— START —

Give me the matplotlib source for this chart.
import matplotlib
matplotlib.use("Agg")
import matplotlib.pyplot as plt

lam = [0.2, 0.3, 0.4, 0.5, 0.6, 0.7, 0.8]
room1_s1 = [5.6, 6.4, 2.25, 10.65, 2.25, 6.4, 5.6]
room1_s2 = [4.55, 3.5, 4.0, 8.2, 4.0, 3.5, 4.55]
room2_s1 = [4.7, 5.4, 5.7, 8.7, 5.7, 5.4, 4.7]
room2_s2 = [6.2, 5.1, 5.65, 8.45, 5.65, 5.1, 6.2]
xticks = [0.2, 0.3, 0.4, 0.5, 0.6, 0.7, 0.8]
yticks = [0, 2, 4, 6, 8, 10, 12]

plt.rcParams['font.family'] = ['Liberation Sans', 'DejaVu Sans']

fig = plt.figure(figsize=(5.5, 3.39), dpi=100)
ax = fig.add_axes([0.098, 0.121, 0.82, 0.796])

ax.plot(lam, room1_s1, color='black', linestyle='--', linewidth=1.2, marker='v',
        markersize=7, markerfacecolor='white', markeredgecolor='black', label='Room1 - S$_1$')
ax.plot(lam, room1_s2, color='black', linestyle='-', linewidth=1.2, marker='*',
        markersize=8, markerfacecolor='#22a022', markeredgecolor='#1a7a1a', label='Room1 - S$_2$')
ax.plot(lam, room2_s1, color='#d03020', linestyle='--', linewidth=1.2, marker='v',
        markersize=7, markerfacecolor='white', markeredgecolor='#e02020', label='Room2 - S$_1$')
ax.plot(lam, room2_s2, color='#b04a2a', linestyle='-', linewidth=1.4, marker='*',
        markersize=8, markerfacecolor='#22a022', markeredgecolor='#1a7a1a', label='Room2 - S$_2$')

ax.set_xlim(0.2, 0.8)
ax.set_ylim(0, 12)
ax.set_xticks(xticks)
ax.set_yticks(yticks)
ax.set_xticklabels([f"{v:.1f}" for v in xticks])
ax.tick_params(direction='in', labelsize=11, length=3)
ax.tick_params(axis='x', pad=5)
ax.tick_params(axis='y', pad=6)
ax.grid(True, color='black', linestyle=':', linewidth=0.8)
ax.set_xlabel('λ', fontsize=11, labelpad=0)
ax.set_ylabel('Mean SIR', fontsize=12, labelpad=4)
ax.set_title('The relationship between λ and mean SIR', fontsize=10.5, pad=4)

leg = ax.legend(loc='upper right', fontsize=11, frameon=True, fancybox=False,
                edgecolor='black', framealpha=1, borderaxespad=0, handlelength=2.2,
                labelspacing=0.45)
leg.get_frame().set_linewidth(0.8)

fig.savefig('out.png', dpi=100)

— END —

■ Problem description ■
Write down again the exact lines running from the beginning of the data to the line containing "label='Room2 - S$_2$')", with both ends included.

■ Exercise result ■
Give me the matplotlib source for this chart.
import matplotlib
matplotlib.use("Agg")
import matplotlib.pyplot as plt

lam = [0.2, 0.3, 0.4, 0.5, 0.6, 0.7, 0.8]
room1_s1 = [5.6, 6.4, 2.25, 10.65, 2.25, 6.4, 5.6]
room1_s2 = [4.55, 3.5, 4.0, 8.2, 4.0, 3.5, 4.55]
room2_s1 = [4.7, 5.4, 5.7, 8.7, 5.7, 5.4, 4.7]
room2_s2 = [6.2, 5.1, 5.65, 8.45, 5.65, 5.1, 6.2]
xticks = [0.2, 0.3, 0.4, 0.5, 0.6, 0.7, 0.8]
yticks = [0, 2, 4, 6, 8, 10, 12]

plt.rcParams['font.family'] = ['Liberation Sans', 'DejaVu Sans']

fig = plt.figure(figsize=(5.5, 3.39), dpi=100)
ax = fig.add_axes([0.098, 0.121, 0.82, 0.796])

ax.plot(lam, room1_s1, color='black', linestyle='--', linewidth=1.2, marker='v',
        markersize=7, markerfacecolor='white', markeredgecolor='black', label='Room1 - S$_1$')
ax.plot(lam, room1_s2, color='black', linestyle='-', linewidth=1.2, marker='*',
        markersize=8, markerfacecolor='#22a022', markeredgecolor='#1a7a1a', label='Room1 - S$_2$')
ax.plot(lam, room2_s1, color='#d03020', linestyle='--', linewidth=1.2, marker='v',
        markersize=7, markerfacecolor='white', markeredgecolor='#e02020', label='Room2 - S$_1$')
ax.plot(lam, room2_s2, color='#b04a2a', linestyle='-', linewidth=1.4, marker='*',
        markersize=8, markerfacecolor='#22a022', markeredgecolor='#1a7a1a', label='Room2 - S$_2$')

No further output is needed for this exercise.